:: DIRECTION ::
Your task is to retype the lines between the line with "Give me the TikZ source for this diagram." and the line with "(bd2) at (282.5,251)", inclusive. Copy no pictures and no other lines.

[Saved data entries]
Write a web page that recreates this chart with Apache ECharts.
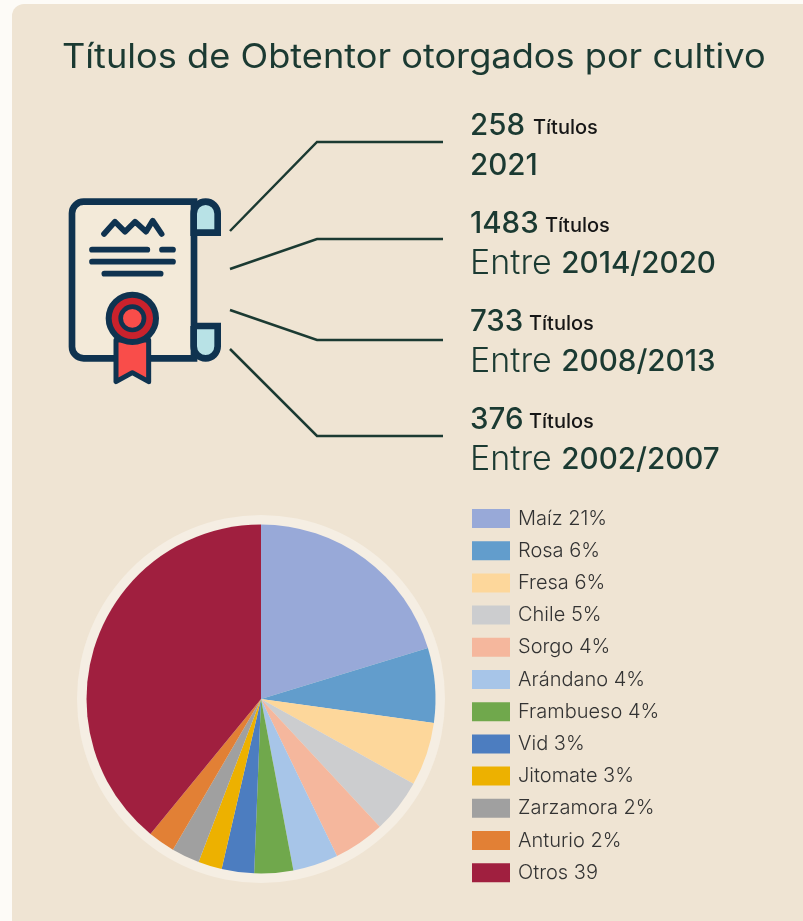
<!DOCTYPE html>
<html>
<head>
<meta charset="utf-8">
<title>Títulos de Obtentor</title>
<script src="https://cdn.jsdelivr.net/npm/echarts@6/dist/echarts.min.js"></script>
<style>
html, body { margin: 0; padding: 0; background: #fdfbf7; }
#chart { width: 803px; height: 921px; }
</style>
</head>
<body>
<div id="chart"></div>
<script>
var FONT = 'Inter, "Open Sans", sans-serif';
var DARK = '#1b3a32';
var NAVY = '#0f3350';

var categories = ['Maíz', 'Rosa', 'Fresa', 'Chile', 'Sorgo', 'Arándano', 'Frambueso', 'Vid', 'Jitomate', 'Zarzamora', 'Anturio', 'Otros'];
var shownPct = ['21%', '6%', '6%', '5%', '4%', '4%', '4%', '3%', '3%', '2%', '2%', '39'];
var sliceValues = [20.3, 6.9, 5.9, 5.0, 4.75, 4.2, 3.6, 3.0, 2.2, 2.6, 2.5, 39.1];
var sliceColors = ['#98a9d8', '#629dcc', '#fdd79b', '#cccdcf', '#f5b79d', '#a7c5e8', '#70a84c', '#4c7dc0', '#edb100', '#a0a0a0', '#e28035', '#a01f3f'];

var titleCounts = ['258', '1483', '733', '376'];
var periodPrefix = ['', 'Entre ', 'Entre ', 'Entre '];
var periodNames = ['2021', '2014/2020', '2008/2013', '2002/2007'];

var chart = echarts.init(document.getElementById('chart'));

var pieData = categories.map(function (c, i) {
	return { name: c + ' ' + shownPct[i], value: sliceValues[i], itemStyle: { color: sliceColors[i] } };
});

var graphic = [
	{ type: 'rect', z: -10, shape: { x: 12, y: 4, width: 820, height: 960, r: 12 }, style: { fill: '#efe4d3' } },
	{ type: 'circle', z: -5, shape: { cx: 261, cy: 699, r: 184 }, style: { fill: '#f5eee3' } },
	{
		type: 'text', x: 62, y: 58, scaleX: 1.08,
		style: { x: 0, y: 0, text: 'Títulos de Obtentor otorgados por cultivo', font: '400 33.5px ' + FONT, fill: DARK, verticalAlign: 'middle' }
	}
];

// rows on the right, the count line then the period line
var rowY = [126, 224, 322, 420];
var smallX = [533, 545, 529, 529];
titleCounts.forEach(function (t, i) {
	graphic.push({ type: 'text', style: { x: 470, y: rowY[i], text: t, font: '500 29.5px ' + FONT, fill: DARK, verticalAlign: 'middle' } });
	graphic.push({ type: 'text', style: { x: smallX[i], y: rowY[i] + 2, text: 'Títulos', font: '500 20px ' + FONT, fill: '#161616', verticalAlign: 'middle' } });
	graphic.push({
		type: 'text',
		style: {
			x: 470, y: rowY[i] + 40, verticalAlign: 'middle',
			text: (periodPrefix[i] ? '{a|' + periodPrefix[i] + '}' : '') + '{b|' + periodNames[i] + '}',
			rich: {
				a: { font: '300 34px ' + FONT, fill: DARK },
				b: { font: '500 29.6px ' + FONT, fill: DARK }
			}
		}
	});
});

// connector lines from the icon to each row
var connectors = [
	[[230, 231], [317, 142], [443, 142]],
	[[230, 269], [317, 239], [443, 239]],
	[[230, 310], [317, 340], [443, 340]],
	[[230, 349], [317, 436], [443, 436]]
];
connectors.forEach(function (pts) {
	graphic.push({ type: 'polyline', shape: { points: pts }, style: { stroke: DARK, lineWidth: 2.5, fill: null } });
});

// certificate icon, drawn in zoomed coordinates and scaled down
var icon = { type: 'group', x: 50, y: 180, scaleX: 1 / 3, scaleY: 1 / 3, children: [] };
function iconLine(pts, w) {
	icon.children.push({ type: 'polyline', shape: { points: pts }, style: { fill: null, stroke: NAVY, lineWidth: w, lineCap: 'round', lineJoin: 'round' } });
}
icon.children.push({ type: 'rect', shape: { x: 66, y: 65, width: 366, height: 470, r: [35, 0, 0, 35] }, style: { fill: '#f3ead9', stroke: NAVY, lineWidth: 20 } });
icon.children.push({ type: 'rect', shape: { x: 431, y: 65, width: 72, height: 93, r: [36, 36, 0, 0] }, style: { fill: '#b8e2e6', stroke: NAVY, lineWidth: 20 } });
icon.children.push({ type: 'rect', shape: { x: 431, y: 438, width: 72, height: 97, r: [0, 0, 36, 36] }, style: { fill: '#b8e2e6', stroke: NAVY, lineWidth: 20 } });
iconLine([[162, 162], [195, 125], [225, 155], [255, 125], [288, 155], [308, 122], [335, 162]], 17);
iconLine([[126, 209], [292, 209]], 17);
iconLine([[336, 209], [369, 209]], 17);
iconLine([[126, 245], [369, 245]], 17);
iconLine([[163, 281], [332, 281]], 17);
icon.children.push({ type: 'polygon', shape: { points: [[198, 480], [296, 480], [296, 605], [247, 578], [198, 605]] }, style: { fill: '#f94d4a', stroke: NAVY, lineWidth: 15, lineJoin: 'round' } });
icon.children.push({ type: 'circle', shape: { cx: 247, cy: 415, r: 71 }, style: { fill: '#c9222c', stroke: NAVY, lineWidth: 18 } });
icon.children.push({ type: 'circle', shape: { cx: 247, cy: 415, r: 35 }, style: { fill: '#f94d4a', stroke: NAVY, lineWidth: 14 } });
graphic.push(icon);

var options = {
	animation: false,
	legend: {
		orient: 'vertical',
		left: 472,
		top: 506.5,
		padding: 0,
		itemWidth: 38,
		itemHeight: 19,
		itemGap: 8.2,
		icon: 'rect',
		selectedMode: false,
		textStyle: { fontFamily: FONT, fontWeight: 300, fontSize: 20, lineHeight: 19, color: '#333333', padding: [5, 0, 0, 3] }
	},
	graphic: graphic,
	series: [{
		type: 'pie',
		center: [261, 699],
		radius: [0, 174.5],
		startAngle: 90,
		silent: true,
		label: { show: false },
		labelLine: { show: false },
		data: pieData
	}]
};
chart.setOption(options);
</script>
</body>
</html>
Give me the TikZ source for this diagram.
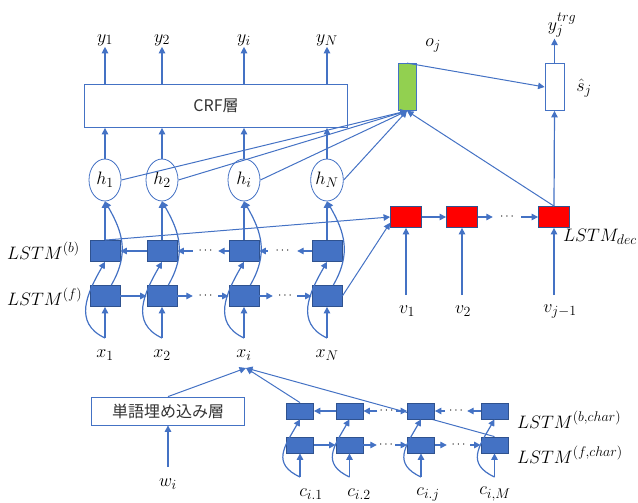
\RequirePackage{fix-cm}
\documentclass[tikz,border=0pt]{standalone}
\usepackage{fontspec}
\newfontfamily\jpfont{Noto Sans CJK JP}
\usetikzlibrary{arrows.meta,shapes.geometric,backgrounds}
\DeclareMathSizes{18}{18}{14}{11}
\definecolor{lineblue}{RGB}{68,114,196}
\definecolor{cellblue}{RGB}{47,82,143}
\definecolor{attgreen}{RGB}{146,208,80}

\begin{document}
\begin{tikzpicture}[x=1pt,y=-1pt,
  font=\fontsize{18}{21}\selectfont,
  arr/.style={draw=lineblue,line width=1.2pt,-{Triangle[width=6.5pt,length=6.5pt]}},
  lbl/.style={inner sep=1pt},
  jp/.style={draw=lineblue,line width=0.8pt,text=black!80,font=\jpfont\fontsize{16}{19}\selectfont},
  cell/.style={draw=cellblue,fill=lineblue,line width=0.8pt,inner sep=0pt,minimum width=30pt,minimum height=21pt},
  ccell/.style={cell,minimum width=27pt,minimum height=16pt},
  redcell/.style={cell,fill=red,minimum width=31pt},
  hcirc/.style={ellipse,draw=lineblue,line width=0.8pt,inner sep=0pt,minimum width=32pt,minimum height=42pt},
  gapdots/.style={inner sep=0pt,minimum width=#1,font=\fontsize{12}{14}\selectfont}]

\useasboundingbox (0,0) rectangle (638,503);

% encoder
\node[jp,minimum width=263pt,minimum height=43pt] (crf) at (216,106) {CRF層};
\foreach \n/\x/\s in {1/105/1,2/162/2,3/244/i,4/327/N}{
  \node[lbl] (y\n) at (\x,40) {$y_{\s}$};
  \node[hcirc] (h\n) at (\x,180) {$h_{\s}$};
  \node[cell] (b\n) at (\x,251) {};
  \node[cell] (f\n) at (\x,296) {};
  \node[lbl] (x\n) at (\x,355) {$x_{\s}$};
  \coordinate (in\n) at (\x,338);
}
\node[lbl,anchor=west] (lb) at (6,251) {$LSTM^{(b)}$};
\node[lbl,anchor=west] (lf) at (6,297) {$LSTM^{(f)}$};
\node[gapdots=25pt] (fd1) at (205.5,296) {$\cdots$};
\node[gapdots=24pt] (fd2) at (285,296) {$\cdots$};
\node[gapdots=25pt] (bd1) at (205.5,251) {$\cdots$};
\node[gapdots=29pt] (bd2) at (282.5,251) {$\cdots$};

% decoder
\node[redcell] (r1) at (406,217) {};
\node[redcell] (r2) at (462,217) {};
\node[redcell] (r3) at (554,217) {};
\node[gapdots=28pt] (rd) at (507,217) {$\cdots$};
\node[lbl,anchor=east] (ldec) at (638,237) {$LSTM_{dec}$};
\foreach \n/\x/\l/\s in {1/406/407/1,2/462/463/2,3/554/560/{j-1}}{
  \node[lbl] (v\n) at (\l,311) {$v_{\s}$};
  \coordinate (vin\n) at (\x,295);
}
\node[draw=lineblue,fill=attgreen,line width=0.8pt,inner sep=0pt,minimum width=18pt,minimum height=47pt] (oj) at (407,87) {};
\node[lbl] (ojl) at (433,45) {$o_j$};
\node[draw=lineblue,fill=white,line width=0.8pt,inner sep=0pt,minimum width=19pt,minimum height=47pt] (sj) at (554.5,87) {};
\node[lbl] (sjl) at (584,88) {$\hat{s}_j$};
\node[lbl] (yt) at (562,25) {$y_j^{trg}$};

% word and char input
\node[jp,minimum width=153pt,minimum height=28pt] (emb) at (168,411) {単語埋め込み層};
\node[lbl] (w) at (168,484) {$w_i$};
\coordinate (win) at (168,467);
\coordinate (xfoot) at (246,368);
\foreach \n/\x/\l/\s in {1/300/311/{i.1},2/349.5/359/{i.2},3/421/428/{i.j},4/494.5/495/{i,M}}{
  \node[ccell] (cb\n) at (\x,411) {};
  \node[ccell] (cf\n) at (\x,445) {};
  \node[lbl] (c\n) at (\l,494) {$c_{\s}$};
  \coordinate (cin\n) at (\x,477);
}
\node[lbl,anchor=west] (lbc) at (516,420) {$LSTM^{(b,char)}$};
\node[lbl,anchor=west] (lfc) at (516,455) {$LSTM^{(f,char)}$};
\node[gapdots=18pt] (cfd1) at (386,445) {$\cdots$};
\node[gapdots=23pt] (cfd2) at (458.5,445) {$\cdots$};
\node[gapdots=18pt] (cbd1) at (386.5,411) {$\cdots$};
\node[gapdots=22pt] (cbd2) at (456,411) {$\cdots$};

% connectors
\foreach \n in {1,...,4}{
  \draw[arr] (crf.north -| y\n) -- (y\n.south);
  \draw[arr] (h\n.north) -- (crf.south -| h\n);
  \draw[arr] (b\n.north) -- (h\n.south);
  \draw[arr] (in\n) -- (f\n.south);
  \draw[arr] (in\n) to[out=155,in=240,looseness=1.2] (b\n.south);
  \draw[arr] (f\n.60) to[out=60,in=300,looseness=1.1] (h\n.south);
  \draw[arr,line width=1pt] (h\n.east) -- (oj.south);
}
\draw[arr] (f1) -- (f2);
\draw[arr] (f2) -- (fd1);
\draw[arr] (fd1) -- (f3);
\draw[arr] (f3) -- (fd2);
\draw[arr] (fd2) -- (f4);
\draw[arr] (b2) -- (b1);
\draw[arr] (bd1) -- (b2);
\draw[arr] (b3) -- (bd1);
\draw[arr] (bd2) -- (b3);
\draw[arr] (b4) -- (bd2);

\foreach \n in {1,2,3}{
  \draw[arr] (vin\n) -- (r\n.south);
}
\draw[arr] (r1) -- (r2);
\draw[arr] (r2) -- (rd);
\draw[arr] (rd) -- (r3);
\draw[arr,line width=1pt] (b1.north) -- (r1.west);
\draw[arr,line width=1pt] (f4.east) -- (r1.200);
\draw[arr,line width=1pt] (r3.north) -- (oj.south);
\draw[arr] (r3.north) -- (sj.south);
\draw[arr,line width=1pt] (oj.north) -- (sj.west);
\draw[arr] (sj.north) -- (sj.north |- yt.south);

\draw[arr] (win) -- (emb.south);
\draw[arr,line width=1pt] (emb.north) -- (xfoot);
\foreach \n in {1,...,4}{
  \draw[arr] (cin\n) -- (cf\n.south);
  \draw[arr] (cin\n) to[out=155,in=240,looseness=1.4] (cb\n.south);
}
\draw[arr] (cf1) -- (cf2);
\draw[arr] (cf2) -- (cfd1);
\draw[arr] (cfd1) -- (cf3);
\draw[arr] (cf3) -- (cfd2);
\draw[arr] (cfd2) -- (cf4);
\draw[arr] (cb2) -- (cb1);
\draw[arr] (cbd1) -- (cb2);
\draw[arr] (cbd1) -- (cb3);
\draw[arr] (cbd2) -- (cb3);
\draw[arr] (cb4) -- (cbd2);
\draw[arr,line width=1pt] (cb1.north) -- (xfoot);
\begin{scope}[on background layer]
  \draw[arr,line width=1pt] (cf4.north) -- (xfoot);
\end{scope}
\end{tikzpicture}
\end{document}
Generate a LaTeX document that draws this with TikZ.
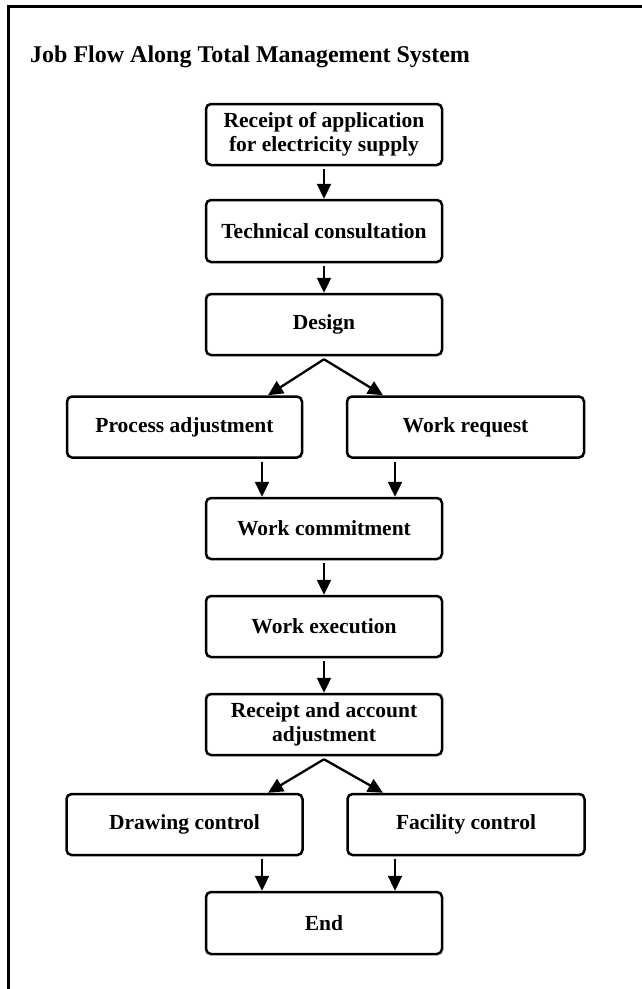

:: SOLUTION BELOW ::
Give me the TikZ source for this diagram.
\RequirePackage{fix-cm}
\documentclass[tikz,border=0pt]{standalone}
\usepackage{fontspec}
\newfontfamily\jpfont{Noto Sans CJK JP}
\usetikzlibrary{arrows.meta,shapes.geometric,backgrounds}
\DeclareMathSizes{18}{18}{14}{11}
\definecolor{lineblue}{RGB}{68,114,196}
\definecolor{cellblue}{RGB}{47,82,143}
\definecolor{attgreen}{RGB}{146,208,80}

\begin{document}
\begin{tikzpicture}[x=1pt,y=-1pt,
  font=\fontsize{18}{21}\selectfont,
  arr/.style={draw=lineblue,line width=1.2pt,-{Triangle[width=6.5pt,length=6.5pt]}},
  lbl/.style={inner sep=1pt},
  jp/.style={draw=lineblue,line width=0.8pt,text=black!80,font=\jpfont\fontsize{16}{19}\selectfont},
  cell/.style={draw=cellblue,fill=lineblue,line width=0.8pt,inner sep=0pt,minimum width=30pt,minimum height=21pt},
  ccell/.style={cell,minimum width=27pt,minimum height=16pt},
  redcell/.style={cell,fill=red,minimum width=31pt},
  hcirc/.style={ellipse,draw=lineblue,line width=0.8pt,inner sep=0pt,minimum width=32pt,minimum height=42pt},
  gapdots/.style={inner sep=0pt,minimum width=#1,font=\fontsize{12}{14}\selectfont}]

\useasboundingbox (0,0) rectangle (638,503);

% encoder
\node[jp,minimum width=263pt,minimum height=43pt] (crf) at (216,106) {CRF層};
\foreach \n/\x/\s in {1/105/1,2/162/2,3/244/i,4/327/N}{
  \node[lbl] (y\n) at (\x,40) {$y_{\s}$};
  \node[hcirc] (h\n) at (\x,180) {$h_{\s}$};
  \node[cell] (b\n) at (\x,251) {};
  \node[cell] (f\n) at (\x,296) {};
  \node[lbl] (x\n) at (\x,355) {$x_{\s}$};
  \coordinate (in\n) at (\x,338);
}
\node[lbl,anchor=west] (lb) at (6,251) {$LSTM^{(b)}$};
\node[lbl,anchor=west] (lf) at (6,297) {$LSTM^{(f)}$};
\node[gapdots=25pt] (fd1) at (205.5,296) {$\cdots$};
\node[gapdots=24pt] (fd2) at (285,296) {$\cdots$};
\node[gapdots=25pt] (bd1) at (205.5,251) {$\cdots$};
\node[gapdots=29pt] (bd2) at (282.5,251) {$\cdots$};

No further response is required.